++++ AVAILABLE RECORDS ++++
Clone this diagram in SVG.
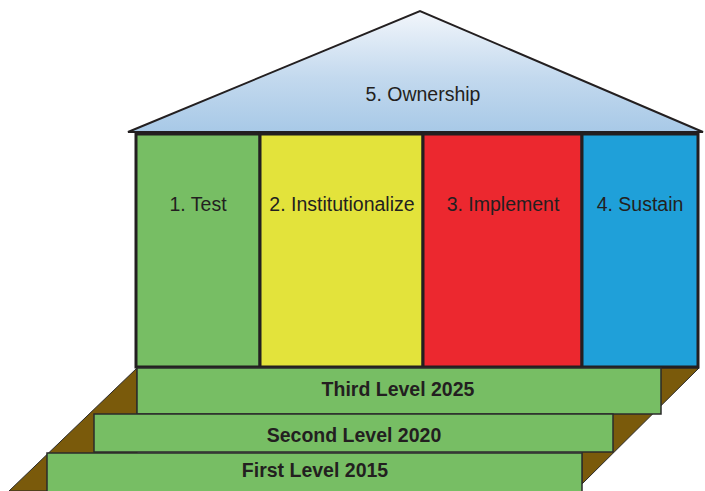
<svg xmlns="http://www.w3.org/2000/svg" width="705" height="491" viewBox="0 0 705 491">
<defs>
<linearGradient id="roofGrad" x1="0" y1="0" x2="0" y2="1">
<stop offset="0" stop-color="#F2F6FB"/>
<stop offset="0.55" stop-color="#C3D9EE"/>
<stop offset="1" stop-color="#A8C9E7"/>
</linearGradient>
<style>
.lbl{font-family:"Liberation Sans",Arial,sans-serif;font-size:19.5px;fill:#231F20;text-anchor:middle}
.step-lbl{font-family:"Liberation Sans",Arial,sans-serif;font-size:19.5px;font-weight:bold;fill:#231F20;text-anchor:middle}
.col{stroke:#231F20;stroke-width:3}
.step{fill:#77BE64;stroke:#2B2B2B;stroke-width:1.5}
.wedge{fill:#7A5A0B;stroke:#2B2B2B;stroke-width:1}
</style>
</defs>
<rect width="705" height="491" fill="#FFFFFF"/>
<g id="base-wedges">
<polygon class="wedge" points="137,368 9,491 137,491"/>
<polygon class="wedge" points="699,368 582,484 582,368"/>
</g>
<g id="roof">
<polygon points="128,132 420,11 703,132" fill="url(#roofGrad)" stroke="#231F20" stroke-width="2" stroke-linejoin="miter"/>
<text class="lbl" x="423" y="101">5. Ownership</text>
</g>
<g id="col-test">
<rect class="col" x="136" y="134" width="124" height="233" fill="#77BE64"/>
<text class="lbl" x="198" y="211">1. Test</text>
</g>
<g id="col-institutionalize">
<rect class="col" x="260" y="134" width="163" height="233" fill="#E3E33B"/>
<text class="lbl" x="342" y="211">2. Institutionalize</text>
</g>
<g id="col-implement">
<rect class="col" x="423" y="134" width="159" height="233" fill="#EC282F"/>
<text class="lbl" x="503" y="211">3. Implement</text>
</g>
<g id="col-sustain">
<rect class="col" x="582" y="134" width="116" height="233" fill="#1FA0D9"/>
<text class="lbl" x="640" y="211">4. Sustain</text>
</g>
<g id="step-third">
<rect class="step" x="137" y="368" width="524" height="46"/>
<text class="step-lbl" x="398" y="396">Third Level 2025</text>
</g>
<g id="step-second">
<rect class="step" x="94" y="414" width="519" height="38"/>
<text class="step-lbl" x="354" y="442">Second Level 2020</text>
</g>
<g id="step-first">
<rect class="step" x="47" y="453" width="535" height="40"/>
<text class="step-lbl" x="315" y="477">First Level 2015</text>
</g>
<g id="connectors"/>
</svg>
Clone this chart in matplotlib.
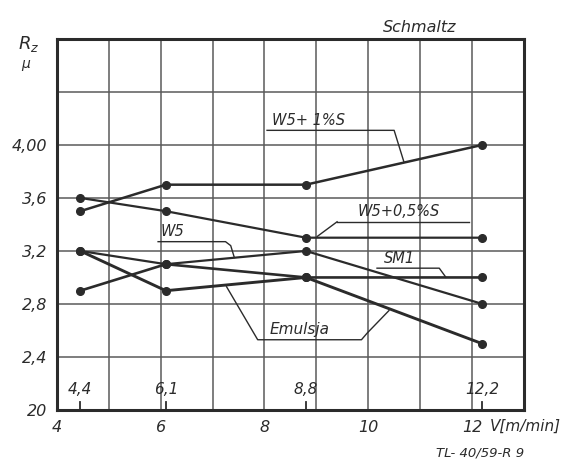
import matplotlib
matplotlib.use("Agg")
import matplotlib.pyplot as plt

# cutting speed V [m/min] and roughness Rz [micron]
speeds = [4.45, 6.1, 8.8, 12.2]
speed_labels = ["4,4", "6,1", "8,8", "12,2"]
rz_w5_1s = [3.5, 3.7, 3.7, 4.0]
rz_w5_05s = [3.6, 3.5, 3.3, 3.3]
rz_w5 = [3.2, 3.1, 3.2, 2.8]
rz_sm1 = [2.9, 3.1, 3.0, 3.0]
rz_emulsja = [3.2, 2.9, 3.0, 2.5]

xticks = [4, 6, 8, 10, 12]
xtick_labels = ["4", "6", "8", "10", "12"]
yticks = [2.0, 2.4, 2.8, 3.2, 3.6, 4.0]
ytick_labels = ["20", "2,4", "2,8", "3,2", "3,6", "4,00"]

INK = "#2b2b2b"
GRID = "#5a5a5a"
FONT = dict(family="DejaVu Sans", style="italic", color=INK)

fig = plt.figure(figsize=(5.75, 4.63), dpi=100)
ax = fig.add_axes([0.099, 0.1145, 0.812, 0.8015])
ax.set_xlim(4, 13)
ax.set_ylim(2.0, 4.8)

# grid
for gx in range(5, 13):
    ax.axvline(gx, color=GRID, lw=1.1, zorder=1)
for gy in [2.4, 2.8, 3.2, 3.6, 4.0, 4.4]:
    ax.axhline(gy, color=GRID, lw=1.1, zorder=1)
for s in ax.spines.values():
    s.set_linewidth(2.2)
    s.set_color(INK)

series = [(rz_w5_1s, 1.8), (rz_w5_05s, 1.6), (rz_w5, 1.6),
          (rz_sm1, 1.9), (rz_emulsja, 2.1)]
for vals, lw in series:
    ax.plot(speeds, vals, color=INK, lw=lw, marker="o", ms=5.5,
            mfc=INK, mec=INK, solid_capstyle="round", zorder=3)

# ticks
ax.set_xticks(xticks, xtick_labels)
ax.set_yticks(yticks, ytick_labels)
ax.tick_params(length=0, labelsize=11.5)
ax.tick_params(axis="x", pad=7)
ax.tick_params(axis="y", pad=7)
for lab in ax.get_xticklabels() + ax.get_yticklabels():
    lab.set_fontstyle("italic")
    lab.set_color(INK)

# measured speeds marked along the bottom
for sx, sl in zip(speeds, speed_labels):
    ax.plot([sx, sx], [2.0, 2.06], color=INK, lw=1.3, zorder=2)
    ax.text(sx, 2.1, sl, ha="center", va="bottom", fontsize=11, **FONT)

# labels with leader lines
def leader(pts, **kw):
    xs, ys = zip(*pts)
    ax.plot(xs, ys, color=INK, lw=1.0, zorder=2, clip_on=False, **kw)

ax.text(8.15, 4.13, "W5+ 1%S", fontsize=10.5, va="bottom", **FONT)
leader([(8.05, 4.11), (10.5, 4.11), (10.69, 3.87)])

ax.text(9.8, 3.44, "W5+0,5%S", fontsize=10.5, va="bottom", **FONT)
leader([(9.4, 3.42), (11.95, 3.42)])
leader([(9.4, 3.42), (9.02, 3.31)])

ax.text(6.0, 3.29, "W5", fontsize=10.5, va="bottom", **FONT)
leader([(5.95, 3.27), (7.25, 3.27), (7.35, 3.24), (7.42, 3.15)])

ax.text(10.3, 3.09, "SM1", fontsize=10.5, va="bottom", **FONT)
leader([(10.17, 3.07), (11.37, 3.07), (11.5, 3.0)])

ax.text(8.1, 2.55, "Emulsja", fontsize=11, va="bottom", **FONT)
leader([(7.27, 2.93), (7.87, 2.53), (9.87, 2.53), (9.98, 2.58), (10.4, 2.75)])

# axis titles and marks around the frame
fig.text(0.05, 0.905, r"$R_z$", fontsize=13, color=INK, ha="center", va="center")
fig.text(0.045, 0.862, "\u03bc", fontsize=10, ha="center", va="center", **FONT)
ax.text(12.35, 1.93, "V[m/min]", fontsize=11, ha="left", va="top",
        clip_on=False, **FONT)
fig.text(0.73, 0.93, "Schmaltz", fontsize=11.5, ha="center", **FONT)
fig.text(0.835, 0.015, "TL- 40/59-R 9", fontsize=9.5, ha="center", **FONT)

fig.savefig("out.png", dpi=100)
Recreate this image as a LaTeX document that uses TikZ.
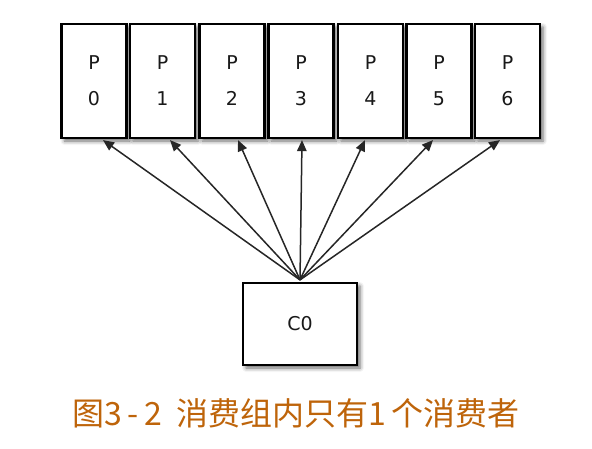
\documentclass[tikz,border=0pt]{standalone}
\usepackage{fontspec}
\setmainfont{DejaVu Sans}
\newfontfamily\cjk{Noto Sans CJK SC}
\usetikzlibrary{arrows.meta,shadows.blur}
\definecolor{capcol}{RGB}{190,100,10}
\tikzset{
  pbox/.style={draw=black, line width=2.2pt, fill=white, minimum width=65pt, minimum height=114pt,
    inner sep=0pt, align=center, font=\fontsize{19}{36}\selectfont, text=black!90,
    blur shadow={shadow xshift=3pt, shadow yshift=-3pt, shadow blur radius=4pt, shadow opacity=60}},
  cbox/.style={pbox, minimum width=114pt, minimum height=82pt},
  arr/.style={-{Triangle[length=11pt,width=9.5pt]}, line width=1.5pt, black!85},
}
\begin{document}
\begin{tikzpicture}[x=1pt,y=-1pt]
\useasboundingbox (0,0) rectangle (592,448);
\node[pbox] (P0) at (94,81) {P\\0};
\node[pbox] (P1) at (162.5,81) {P\\1};
\node[pbox] (P2) at (232,81) {P\\2};
\node[pbox] (P3) at (301,81) {P\\3};
\node[pbox] (P4) at (370.5,81) {P\\4};
\node[pbox] (P5) at (439,81) {P\\5};
\node[pbox] (P6) at (507.5,81) {P\\6};
\node[cbox] (C0) at (300,324) {C0};
\coordinate (src) at ([yshift=2pt]C0.north);
\draw[arr] (src) -- ([xshift=9pt,yshift=-1pt]P0.south);
\draw[arr] (src) -- ([xshift=7.5pt,yshift=-1pt]P1.south);
\draw[arr] (src) -- ([xshift=6pt,yshift=-1pt]P2.south);
\draw[arr] (src) -- ([xshift=1pt,yshift=-1pt]P3.south);
\draw[arr] (src) -- ([xshift=-5.5pt,yshift=-1pt]P4.south);
\draw[arr] (src) -- ([xshift=-6pt,yshift=-1pt]P5.south);
\draw[arr] (src) -- ([xshift=-7.5pt,yshift=-1pt]P6.south);
\node[font=\cjk\fontsize{32}{32}\selectfont, text=capcol, inner sep=0pt] (cap) at (296,413) {图3\,-\,2\hspace{14pt}消费组内只有1\,个消费者};
\end{tikzpicture}
\end{document}
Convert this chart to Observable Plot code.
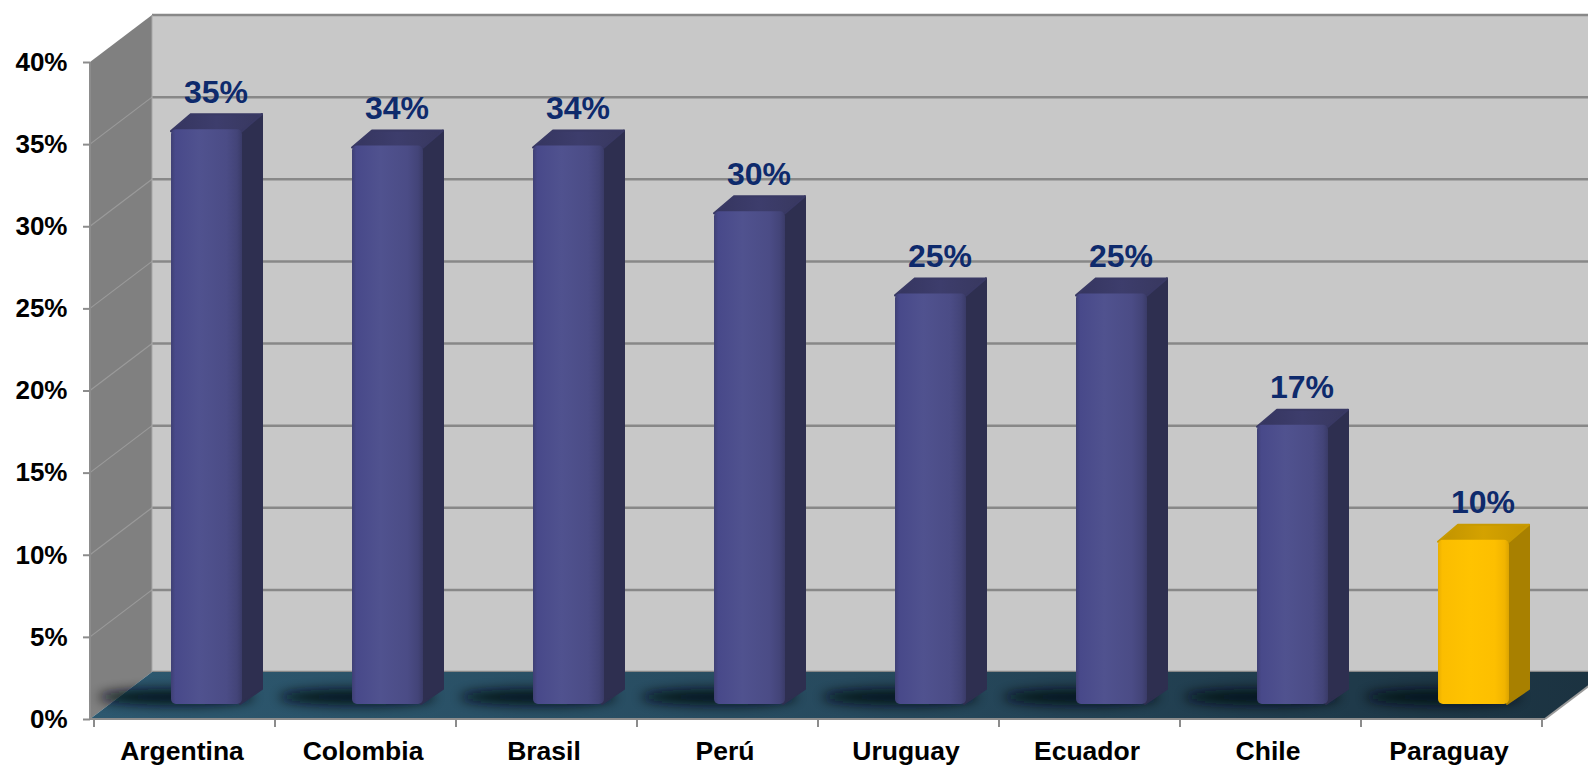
<!DOCTYPE html>
<html><head><meta charset="utf-8">
<script src="https://cdn.jsdelivr.net/npm/d3@7"></script>
<script src="https://cdn.jsdelivr.net/npm/@observablehq/plot@0.6"></script>
<style>html,body{margin:0;padding:0;background:#fff;overflow:hidden}</style>
</head><body><div id="chart"></div>
<script>
// ---- data ----
const countries = ["Argentina", "Colombia", "Brasil", "Perú", "Uruguay", "Ecuador", "Chile", "Paraguay"];
const shares = [0.35, 0.34, 0.34, 0.30, 0.25, 0.25, 0.17, 0.10];
const highlighted = ["Paraguay"];
const yTicks = [0, 0.05, 0.10, 0.15, 0.20, 0.25, 0.30, 0.35, 0.40];

const data = countries.map((country, i) => ({country, value: shares[i], highlight: highlighted.includes(country)}));

// ---- 3D styling constants ----
const DEPTH_X = 62, DEPTH_Y = -47;          // wall depth
const BAR_INSET = 77, BAR_W = 71;           // bar front face within band
const BAR_DX = 20, BAR_DY = -15;            // bar depth
const BAR_LIFT = -15;                       // bars sit back on the floor
const pct = d3.format(".0%");

function background(index, scales, values, dim) {
  const X = scales.x, Y = scales.y;
  const x0 = dim.marginLeft, x1 = dim.width - dim.marginRight;
  const y0 = Y(0), yt = Y(d3.max(yTicks));
  const g = d3.create("svg:g");
  const defs = g.append("defs");
  const fl = defs.append("linearGradient").attr("id", "floorGrad").attr("x1", 0).attr("x2", 1).attr("y1", 0).attr("y2", 0);
  [[0, "#2d586f"], [0.5, "#274a5e"], [1, "#1b3240"]].forEach(([o, c]) => fl.append("stop").attr("offset", o).attr("stop-color", c));
  // back wall
  g.append("rect").attr("x", x0 + DEPTH_X).attr("y", yt + DEPTH_Y)
    .attr("width", dim.width + 100).attr("height", y0 - yt).attr("fill", "#c8c8c8");
  for (const t of yTicks) {
    g.append("line").attr("x1", x0 + DEPTH_X).attr("x2", dim.width + 100)
      .attr("y1", Y(t) + DEPTH_Y).attr("y2", Y(t) + DEPTH_Y)
      .attr("stroke", "#888").attr("stroke-width", 2.5);
  }
  // left side wall
  g.append("path").attr("d", `M${x0},${yt}L${x0 + DEPTH_X},${yt + DEPTH_Y}L${x0 + DEPTH_X},${y0 + DEPTH_Y}L${x0},${y0}Z`)
    .attr("fill", "#808080");
  for (const t of yTicks.slice(1, -1)) {
    g.append("line").attr("x1", x0).attr("x2", x0 + DEPTH_X)
      .attr("y1", Y(t)).attr("y2", Y(t) + DEPTH_Y)
      .attr("stroke", "#9a9a9a").attr("stroke-width", 1.2);
  }
  g.append("line").attr("x1", x0 + DEPTH_X).attr("x2", x0 + DEPTH_X).attr("y1", yt + DEPTH_Y).attr("y2", y0 + DEPTH_Y)
    .attr("stroke", "#a8a8a8").attr("stroke-width", 1);
  // floor
  g.append("path").attr("d", `M${x0},${y0}L${x0 + DEPTH_X},${y0 + DEPTH_Y}L${x1 + DEPTH_X},${y0 + DEPTH_Y}L${x1},${y0}Z`)
    .attr("fill", "url(#floorGrad)");
  g.append("line").attr("x1", x1).attr("y1", y0).attr("x2", x1 + DEPTH_X).attr("y2", y0 + DEPTH_Y)
    .attr("stroke", "#9a9a9a").attr("stroke-width", 2);
  // axis lines
  g.append("line").attr("x1", x0).attr("x2", x0).attr("y1", yt).attr("y2", y0).attr("stroke", "#8c8c8c").attr("stroke-width", 2);
  g.append("line").attr("x1", x0).attr("x2", x1).attr("y1", y0).attr("y2", y0).attr("stroke", "#8c8c8c").attr("stroke-width", 2);
  // category boundary ticks
  const bw = X.bandwidth ? X.bandwidth() : (x1 - x0) / countries.length;
  const bounds = countries.map(c => X(c)).concat([X(countries[countries.length - 1]) + bw]);
  for (const b of bounds) {
    g.append("line").attr("x1", b).attr("x2", b).attr("y1", y0).attr("y2", y0 + 8)
      .attr("stroke", "#8c8c8c").attr("stroke-width", 2);
  }
  return g.node();
}

function bars3d(index, scales) {
  const X = scales.x, Y = scales.y;
  const g = d3.create("svg:g");
  const defs = g.append("defs");
  const grad = (id, stops, vertical) => {
    const lg = defs.append("linearGradient").attr("id", id)
      .attr("x1", 0).attr("y1", 0).attr("x2", vertical ? 0 : 1).attr("y2", vertical ? 1 : 0);
    stops.forEach(([o, c]) => lg.append("stop").attr("offset", o).attr("stop-color", c));
  };
  grad("frontBlue", [[0, "#3f4074"], [0.06, "#48498a"], [0.4, "#50528f"], [0.78, "#4b4c86"], [0.93, "#434478"], [1, "#3a3b68"]]);
  grad("frontGold", [[0, "#e9ae00"], [0.06, "#fbbd00"], [0.45, "#ffc300"], [0.8, "#fdbf00"], [0.94, "#f1b400"], [1, "#dba300"]]);
  grad("capBlue", [[0, "#35355f"], [0.5, "#3d3d6c"], [1, "#38385f"]]);
  grad("capGold", [[0, "#c09200"], [0.5, "#d4a200"], [1, "#c39400"]]);
  const blur = defs.append("filter").attr("id", "shadowBlur")
    .attr("x", "-50%").attr("y", "-300%").attr("width", "200%").attr("height", "700%");
  blur.append("feGaussianBlur").attr("stdDeviation", 6);
  for (const i of index) {
    const d = data[i];
    const xl = X(d.country) + BAR_INSET, xr = xl + BAR_W;
    const yb = Y(0) + BAR_LIFT, yt = Y(d.value) + BAR_LIFT;
    g.append("ellipse").attr("cx", xl + 5).attr("cy", yb - 7).attr("rx", 78).attr("ry", 8)
      .attr("fill", "#050d12").attr("opacity", 0.9).attr("filter", "url(#shadowBlur)");
    g.append("path")
      .attr("d", `M${xr - 2},${yt}L${xr + BAR_DX},${yt + BAR_DY}L${xr + BAR_DX},${yb + BAR_DY}L${xr - 2},${yb}Z`)
      .attr("fill", d.highlight ? "#a88000" : "#2e2f50")
      .attr("stroke", d.highlight ? "#a88000" : "#2e2f50").attr("stroke-width", 2).attr("stroke-linejoin", "round");
    g.append("path")
      .attr("d", `M${xl},${yt + 2}L${xl + BAR_DX},${yt + BAR_DY}L${xr + BAR_DX},${yt + BAR_DY}L${xr},${yt + 2}Z`)
      .attr("fill", d.highlight ? "url(#capGold)" : "url(#capBlue)")
      .attr("stroke", d.highlight ? "#c89a00" : "#393964").attr("stroke-width", 2).attr("stroke-linejoin", "round");
    g.append("rect").attr("x", xl).attr("y", yt).attr("width", BAR_W).attr("height", yb - yt).attr("rx", 5)
      .attr("fill", d.highlight ? "url(#frontGold)" : "url(#frontBlue)");
  }
  return g.node();
}

const chart = Plot.plot({
  width: 1588,
  height: 766,
  marginLeft: 90,
  marginRight: 43,
  marginTop: 62,
  marginBottom: 47,
  style: {fontFamily: "'Liberation Sans', Arial, sans-serif", background: "white"},
  x: {domain: countries, padding: 0},
  y: {domain: [0, 0.4]},
  marks: [
    Plot.ruleY(yTicks, {y: d => d, render: background}),
    Plot.barY(data, {x: "country", y: "value", render: bars3d}),
    Plot.text(data, {
      x: "country", y: "value", text: d => pct(d.value),
      dx: 31, dy: -42, lineAnchor: "bottom",
      fontSize: 32, fontWeight: "bold", fill: "#0e2a6c"
    }),
    Plot.axisY(yTicks, {
      tickFormat: pct, tickSize: 7, tickPadding: 16, stroke: "#8c8c8c", strokeWidth: 2,
      fill: "black", fontSize: 26, fontWeight: "bold", label: null
    }),
    Plot.axisX({
      tickSize: 0, tickPadding: 22, fill: "black", fontSize: 26.5, fontWeight: "bold", label: null, dx: -3
    })
  ]
});
document.getElementById("chart").appendChild(chart);
</script>
</body></html>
++++
▶ _SET EXERCISE_:
Set down nothing but the lines from the one holding "Clone this chart in matplotlib." through the one holding "ax.set_ylim(2.0, 4.8)", both included, exactly as they appear; any picture is left out.

▶ _TASK SOLUTION_:
Clone this chart in matplotlib.
import matplotlib
matplotlib.use("Agg")
import matplotlib.pyplot as plt

# cutting speed V [m/min] and roughness Rz [micron]
speeds = [4.45, 6.1, 8.8, 12.2]
speed_labels = ["4,4", "6,1", "8,8", "12,2"]
rz_w5_1s = [3.5, 3.7, 3.7, 4.0]
rz_w5_05s = [3.6, 3.5, 3.3, 3.3]
rz_w5 = [3.2, 3.1, 3.2, 2.8]
rz_sm1 = [2.9, 3.1, 3.0, 3.0]
rz_emulsja = [3.2, 2.9, 3.0, 2.5]

xticks = [4, 6, 8, 10, 12]
xtick_labels = ["4", "6", "8", "10", "12"]
yticks = [2.0, 2.4, 2.8, 3.2, 3.6, 4.0]
ytick_labels = ["20", "2,4", "2,8", "3,2", "3,6", "4,00"]

INK = "#2b2b2b"
GRID = "#5a5a5a"
FONT = dict(family="DejaVu Sans", style="italic", color=INK)

fig = plt.figure(figsize=(5.75, 4.63), dpi=100)
ax = fig.add_axes([0.099, 0.1145, 0.812, 0.8015])
ax.set_xlim(4, 13)
ax.set_ylim(2.0, 4.8)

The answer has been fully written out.